「火」と「灯」の違い知ってる?
日本語には表記こそ異なれ、発音は全く同じという言葉がいくつかあります。
「火」と「灯」はその代表例です。
両者とも「ひ」と発音しますが、その意味内容は大きく異なります。
「火」とは物が燃え光り熱を発する現象そのものを指します。
「火が出る」「火に掛ける」など、火そのものの存在や活動を表す言葉です。
比喩的に「胸の火」と情熱を連想させる用例もあります。
一方の「灯」は、照らすための光のみを指します。
光そのものであり、必ずしも火を発する必要はありません。
「灯をともす」「町の灯」など、照明としての光を意味する用途が中心です。
「伝統の灯を守る」という言い回しからは、心の拠り所としての象徴的意味も読み取れます。

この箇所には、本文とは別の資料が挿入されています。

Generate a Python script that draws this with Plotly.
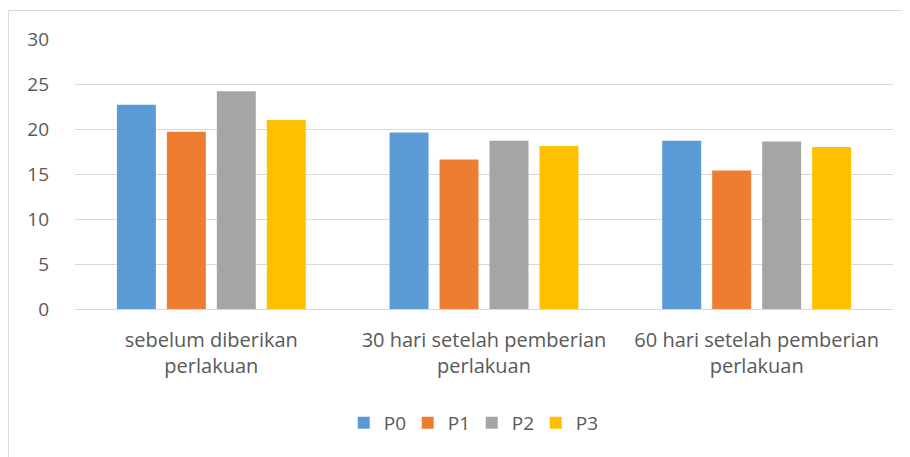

つまり、「火」が燃焼現象そのものを指すのに対し、「灯」はその副次的産物にすぎない光のみを指しているのです。
前者は火そのものの存在を、後者はその果たす機能のみを表しているわけです。
文脈によっては「火の光」と「灯」が同じように見えるかもしれませんが、両者には本質的な違いがあります。
言葉の持つ微細な違いを認識し、適切に使い分ける必要があります。
日本語の豊かさと奥の深さが伺えますね。